I mean, people do it all the time, right? It's supposed to be healthy for you to take a vacation from your work. And as much as I may love it and try and tell myself otherwise, writing is work for me, and as long as I continue to pursue it, it always will be. That's just how it goes. So surely at some point a vacation is in order, right? I mean, I've done over a hundred of these things, and I ran out of things to write a long time ago, yet I'm still pushing on somehow.
But, setting my own rules, how do I know how long a break is supposed to be? Is it a single day? A weekend? A week? And wouldn't doing so inherently make me fail in my goal of writing everyday for a year? I mean, granted, I already have, but I think anyone would be hard pressed to say that one lost day is better than two, or three, or so on.
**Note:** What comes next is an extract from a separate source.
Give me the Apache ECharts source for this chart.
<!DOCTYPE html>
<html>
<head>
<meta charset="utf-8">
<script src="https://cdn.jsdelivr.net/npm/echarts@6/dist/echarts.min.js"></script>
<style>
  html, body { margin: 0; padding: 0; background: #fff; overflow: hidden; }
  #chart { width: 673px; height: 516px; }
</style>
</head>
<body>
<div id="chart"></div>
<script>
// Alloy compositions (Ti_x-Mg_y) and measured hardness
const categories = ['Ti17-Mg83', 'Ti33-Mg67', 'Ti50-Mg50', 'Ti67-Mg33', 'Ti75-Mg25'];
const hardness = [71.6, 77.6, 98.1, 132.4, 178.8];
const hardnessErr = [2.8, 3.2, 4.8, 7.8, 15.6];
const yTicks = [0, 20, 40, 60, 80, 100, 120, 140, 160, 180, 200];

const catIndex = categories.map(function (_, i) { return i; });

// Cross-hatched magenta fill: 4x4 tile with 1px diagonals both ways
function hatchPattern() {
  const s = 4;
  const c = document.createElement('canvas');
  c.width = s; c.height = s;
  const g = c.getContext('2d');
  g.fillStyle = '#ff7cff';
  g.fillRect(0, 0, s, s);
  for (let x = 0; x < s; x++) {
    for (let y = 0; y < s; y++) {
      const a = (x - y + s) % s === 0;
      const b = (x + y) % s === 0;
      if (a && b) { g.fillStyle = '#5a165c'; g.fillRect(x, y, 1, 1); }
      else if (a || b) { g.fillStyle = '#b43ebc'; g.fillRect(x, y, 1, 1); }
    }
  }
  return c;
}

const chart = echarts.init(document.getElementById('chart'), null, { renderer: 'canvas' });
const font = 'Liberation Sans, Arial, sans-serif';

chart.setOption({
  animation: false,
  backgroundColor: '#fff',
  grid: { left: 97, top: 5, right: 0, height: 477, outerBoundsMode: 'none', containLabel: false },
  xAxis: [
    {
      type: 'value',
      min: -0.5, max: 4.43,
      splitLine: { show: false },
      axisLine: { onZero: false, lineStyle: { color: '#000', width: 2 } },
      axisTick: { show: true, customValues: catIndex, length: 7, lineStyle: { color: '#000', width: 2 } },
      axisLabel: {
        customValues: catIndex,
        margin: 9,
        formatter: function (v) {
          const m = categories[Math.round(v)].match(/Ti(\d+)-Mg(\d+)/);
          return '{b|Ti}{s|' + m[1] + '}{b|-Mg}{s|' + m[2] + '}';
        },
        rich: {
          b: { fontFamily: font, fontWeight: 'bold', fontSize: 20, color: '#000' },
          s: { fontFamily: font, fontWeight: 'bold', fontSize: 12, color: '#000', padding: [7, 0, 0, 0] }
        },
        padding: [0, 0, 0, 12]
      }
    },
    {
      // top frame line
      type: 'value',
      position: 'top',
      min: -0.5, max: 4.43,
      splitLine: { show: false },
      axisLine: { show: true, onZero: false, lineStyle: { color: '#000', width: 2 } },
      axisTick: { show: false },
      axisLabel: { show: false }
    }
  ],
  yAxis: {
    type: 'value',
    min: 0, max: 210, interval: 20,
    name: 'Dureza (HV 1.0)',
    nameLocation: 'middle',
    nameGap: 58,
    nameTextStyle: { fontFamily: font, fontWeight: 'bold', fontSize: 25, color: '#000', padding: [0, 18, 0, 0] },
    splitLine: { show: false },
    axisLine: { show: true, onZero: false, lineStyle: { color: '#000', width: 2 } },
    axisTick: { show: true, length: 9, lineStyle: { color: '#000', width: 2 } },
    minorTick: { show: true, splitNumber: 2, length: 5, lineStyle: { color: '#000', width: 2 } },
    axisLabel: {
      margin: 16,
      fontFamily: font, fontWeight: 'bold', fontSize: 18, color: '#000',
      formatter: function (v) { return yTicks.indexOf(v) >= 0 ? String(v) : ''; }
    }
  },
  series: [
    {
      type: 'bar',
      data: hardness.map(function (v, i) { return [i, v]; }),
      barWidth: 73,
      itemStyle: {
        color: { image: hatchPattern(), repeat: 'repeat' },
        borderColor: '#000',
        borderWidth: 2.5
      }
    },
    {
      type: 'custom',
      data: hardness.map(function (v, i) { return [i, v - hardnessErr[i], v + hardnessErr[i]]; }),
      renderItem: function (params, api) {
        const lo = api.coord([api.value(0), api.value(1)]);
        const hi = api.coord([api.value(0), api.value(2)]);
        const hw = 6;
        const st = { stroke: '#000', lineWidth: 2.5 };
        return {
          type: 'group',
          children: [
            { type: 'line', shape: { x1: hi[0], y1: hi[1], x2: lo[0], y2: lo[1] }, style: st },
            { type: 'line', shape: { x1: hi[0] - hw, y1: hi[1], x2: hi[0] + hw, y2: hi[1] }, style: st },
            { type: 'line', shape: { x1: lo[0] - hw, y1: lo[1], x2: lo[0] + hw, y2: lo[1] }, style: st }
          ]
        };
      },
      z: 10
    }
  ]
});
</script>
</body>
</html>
When I started this challenge, I knew it was going to be exactly that - a challenge. I wasn't expecting it to be easy. I knew it would be hard, and good god, that hardness has exceeded my expectations. I have pushed hard, harder than I ever had, to write. Somedays it's easier than others, sure, but that's how everything goes. That's how things are supposed to be. At what point can I say I have earned a break?
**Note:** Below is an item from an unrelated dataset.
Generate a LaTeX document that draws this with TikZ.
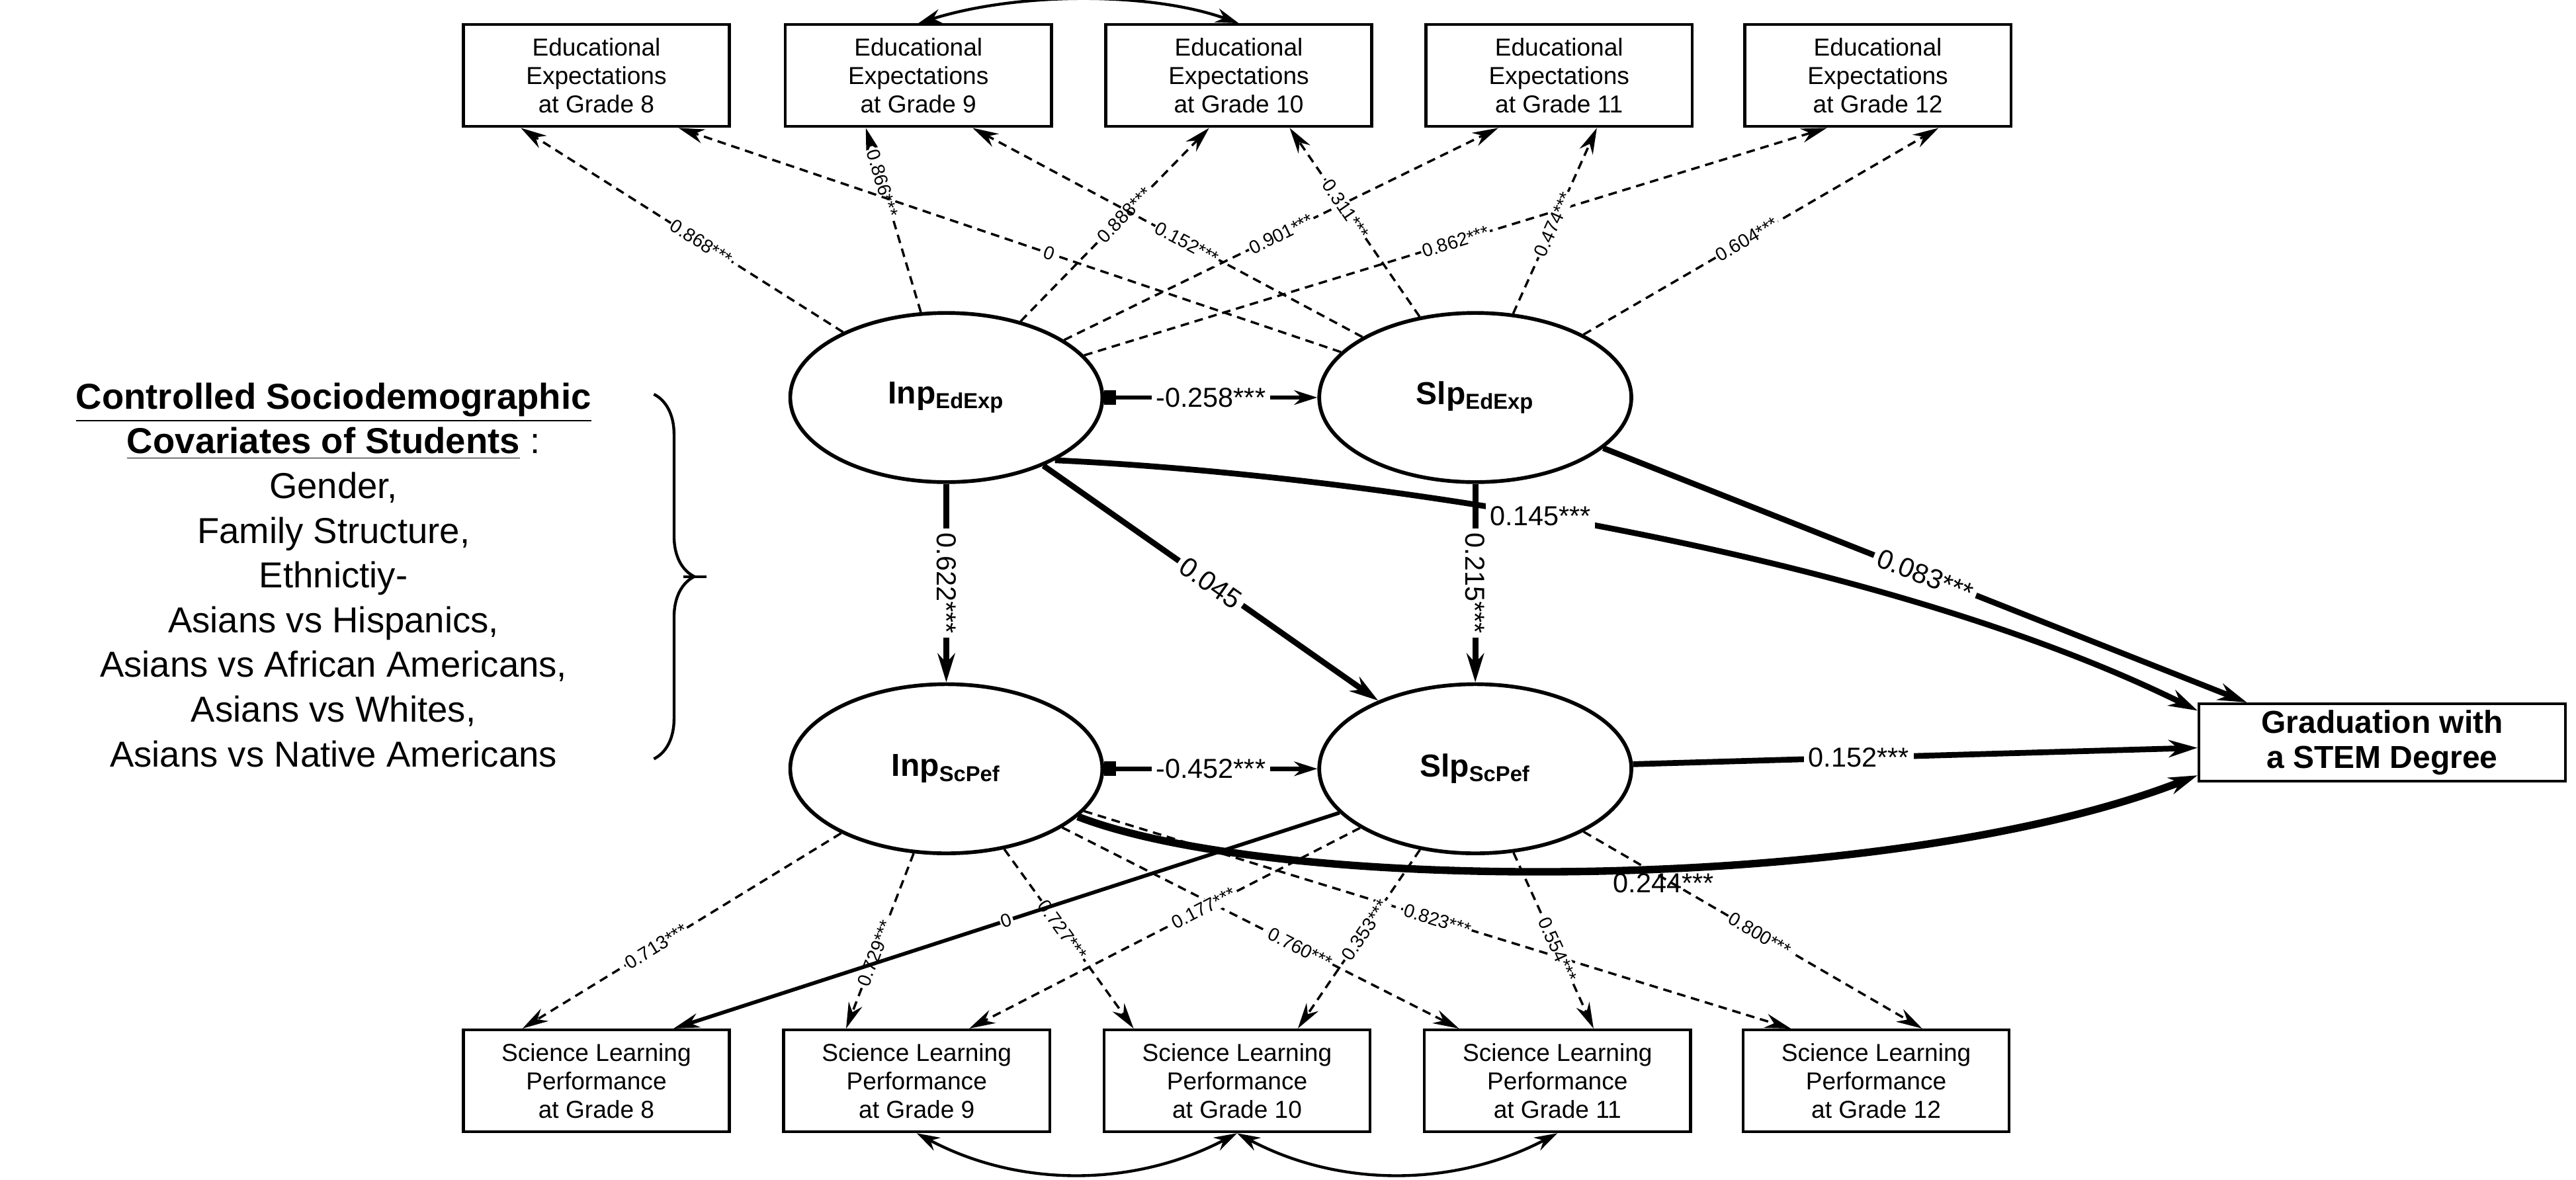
\documentclass[tikz,border=0pt]{standalone}
\usepackage{fontspec}
\setmainfont{Liberation Sans}
\usetikzlibrary{shapes.geometric,arrows.meta,decorations.pathreplacing}
\begin{document}
\begin{tikzpicture}[x=0.02cm,y=-0.02cm,
  box/.style={draw,line width=1pt,minimum width=3.24cm,minimum height=1.24cm,align=center,font=\fontsize{8.5}{9.8}\selectfont,inner sep=1pt},
  lat/.style={draw,ellipse,line width=1.3pt,minimum width=3.8cm,minimum height=2.06cm,font=\fontsize{11}{13}\selectfont\bfseries},
  load/.style={densely dashed,line width=0.8pt,-{Stealth[length=9pt,width=5pt]}},
  ll/.style={font=\fontsize{6.5}{7}\selectfont,sloped,fill=white,inner sep=0.5pt},
  sp/.style={line width=2pt,-{Stealth[length=10pt,width=6pt]}},
  sl/.style={font=\fontsize{9.5}{11}\selectfont,fill=white,inner sep=1.5pt},
  dbl/.style={line width=1pt,{Stealth[length=8pt,width=5pt]}-{Stealth[length=8pt,width=5pt]}}]
\useasboundingbox (0,0) rectangle (1568,718);
% top boxes
\node[box] (t8) at (363,46) {Educational\\Expectations\\at Grade 8};
\node[box] (t9) at (559,46) {Educational\\Expectations\\at Grade 9};
\node[box] (t10) at (754,46) {Educational\\Expectations\\at Grade 10};
\node[box] (t11) at (949,46) {Educational\\Expectations\\at Grade 11};
\node[box] (t12) at (1143,46) {Educational\\Expectations\\at Grade 12};
% bottom boxes
\node[box] (b8) at (363,658) {Science Learning\\Performance\\at Grade 8};
\node[box] (b9) at (558,658) {Science Learning\\Performance\\at Grade 9};
\node[box] (b10) at (753,658) {Science Learning\\Performance\\at Grade 10};
\node[box] (b11) at (948,658) {Science Learning\\Performance\\at Grade 11};
\node[box] (b12) at (1142,658) {Science Learning\\Performance\\at Grade 12};
% latents
\node[lat] (ie) at (576,242) {Inp\textsubscript{\fontsize{7.5}{8}\selectfont EdExp}};
\node[lat] (se) at (898,242) {Slp\textsubscript{\fontsize{7.5}{8}\selectfont EdExp}};
\node[lat] (is) at (576,468) {Inp\textsubscript{\fontsize{7.5}{8}\selectfont ScPef}};
\node[lat] (ss) at (898,468) {Slp\textsubscript{\fontsize{7.5}{8}\selectfont ScPef}};
\node[draw,line width=1pt,align=center,font=\fontsize{11}{12}\selectfont\bfseries,minimum width=4.46cm,minimum height=0.94cm,inner sep=1pt] (gr) at (1450,452) {Graduation with\\a STEM Degree};
% covariates
\node[align=center,font=\fontsize{12.5}{15.5}\selectfont] (cov) at (203,350) {\textbf{\underline{Controlled Sociodemographic}}\\\textbf{\underline{Covariates of Students}} :\\Gender,\\Family Structure,\\Ethnictiy-\\Asians vs Hispanics,\\Asians vs African Americans,\\Asians vs Whites,\\Asians vs Native Americans};
\coordinate (bra) at (398,240);
\coordinate (brb) at (398,462);
\draw[line width=1pt,decorate,decoration={brace,amplitude=14pt}] (bra) -- (brb);
\coordinate (brt) at (416,351);
\coordinate (brt2) at (430,351);
\draw[line width=1pt] (brt) -- (brt2);
% top loadings
\draw[load] (ie) -- node[ll,pos=0.44]{0.868***} ([xshift=-0.92cm]t8.south);
\draw[load] (ie) -- node[ll,pos=0.7]{0.866***} ([xshift=-0.64cm]t9.south);
\draw[load] (ie) -- node[ll,pos=0.55]{0.888***} ([xshift=-0.36cm]t10.south);
\draw[load] (ie) -- node[ll,pos=0.5]{0.901***} ([xshift=-0.74cm]t11.south);
\draw[load] (ie) -- node[ll,pos=0.5]{0.862***} ([xshift=-0.62cm]t12.south);
\draw[load] (se) -- node[ll,pos=0.44]{0} ([xshift=1cm]t8.south);
\draw[load] (se) -- node[ll,pos=0.45]{0.152***} ([xshift=0.66cm]t9.south);
\draw[load] (se) -- node[ll,pos=0.57]{0.311***} ([xshift=0.62cm]t10.south);
\draw[load] (se) -- node[ll,pos=0.48]{0.474***} ([xshift=0.46cm]t11.south);
\draw[load] (se) -- node[ll,pos=0.46]{0.604***} ([xshift=0.74cm]t12.south);
% bottom loadings
\draw[load] (is) -- node[ll,pos=0.58]{0.713***} ([xshift=-0.9cm]b8.north);
\draw[load] (is) -- node[ll,pos=0.57]{0.729***} ([xshift=-0.86cm]b9.north);
\draw[load] (is) -- node[ll,pos=0.45]{0.727***} ([xshift=-1.26cm]b10.north);
\draw[load] (is) -- node[ll,pos=0.6]{0.760***} ([xshift=-1.2cm]b11.north);
\draw[load] (is) -- node[ll,pos=0.5]{0.823***} ([xshift=-1.04cm]b12.north);
\draw[line width=1.3pt,-{Stealth[length=9pt,width=5pt]}] (ss) -- node[ll,pos=0.5]{0} ([xshift=0.94cm]b8.north);
\draw[load] (ss) -- node[ll,pos=0.4]{0.177***} ([xshift=0.64cm]b9.north);
\draw[load] (ss) -- node[ll,pos=0.45]{0.353***} ([xshift=0.74cm]b10.north);
\draw[load] (ss) -- node[ll,pos=0.55]{0.554***} ([xshift=0.44cm]b11.north);
\draw[load] (ss) -- node[ll,pos=0.52]{0.800***} ([xshift=0.56cm]b12.north);
% structural
\draw[line width=1.5pt,{Square[length=4pt,width=5pt]}-{Stealth[length=8pt,width=5pt]}] (ie) -- node[sl]{-0.258***} (se);
\draw[line width=1.5pt,{Square[length=4pt,width=5pt]}-{Stealth[length=8pt,width=5pt]}] (is) -- node[sl]{-0.452***} (ss);
\draw[sp] (ie) -- node[sl,sloped]{0.622***} (is);
\draw[sp] (ie) -- node[sl,sloped]{0.045} (ss);
\draw[sp] (se) -- node[sl,sloped]{0.215***} (ss);
\draw[sp] (se) -- node[sl,sloped,pos=0.5]{0.083***} ([xshift=0.6cm]gr.north west);
\draw[sp] (ss) -- node[sl,pos=0.4]{0.152***} (gr);
\draw[sp] (ie.-30) .. controls (850,290) and (1150,340) .. node[sl,pos=0.42]{0.145***} ([yshift=-0.1cm]gr.north west);
\draw[line width=2.6pt,-{Stealth[length=10pt,width=6pt]}] (is.-20) .. controls (780,545) and (1150,545) .. node[sl,pos=0.55,below=-1pt,fill=none]{0.244***} ([yshift=-0.4cm]gr.west);
% covariances
\draw[dbl] (t9.north) .. controls (620,-5) and (700,-5) .. (t10.north);
\draw[dbl] (b9.south) .. controls (620,723) and (690,723) .. (b10.south);
\draw[dbl] (b10.south) .. controls (815,723) and (885,723) .. (b11.south);
\end{tikzpicture}
\end{document}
Everyone has a different answer to that question. And for all I know, it may differ from thing to thing, place to place. Some things may inherently need more breaks than other things. For me, there is no point at which a break has been earned. Not for writing. Even if I were to publish a book, the next day the best thing for me to do would be to sit down and get to work on the next one. I just wouldn't be able to get back to it if I took a day off in between. And, sad as it may seem, I have a feeling that this is true for a lot of people in whatever endeavors they may choose to follow.
Breaks are important, though. We can't burn ourselves out. We need time between the big pushes to cooldown, gather ourselves, and get ready for the next big step. In a way, you could almost say that my real talk posts are my breaks. They don't require a lot of creativity. They're just me getting my thoughts down. Not to say that they aren't useful to me, although they may be useless and uninteresting to any reader I may or may not have. But that's why I wouldn't make a book out of them.
In many ways, you can't take a break from writing. Or at least, I can't. Even if I weren't doing the physical act of writing every day, I would constantly be thinking about it. Thinking about things I want to write, or that I have written, or things that I've read and what I liked or didn't like about them. Writing is, in some ways, one of the most mentally intensive activities I can think of. It always requires your attention, whether you even realize it or not.
So call this kind of writing my break, as an artist may consider a quick sketch a break from their bigger projects. Because breaks are important, even if they do not come in the shapes that we expect of them.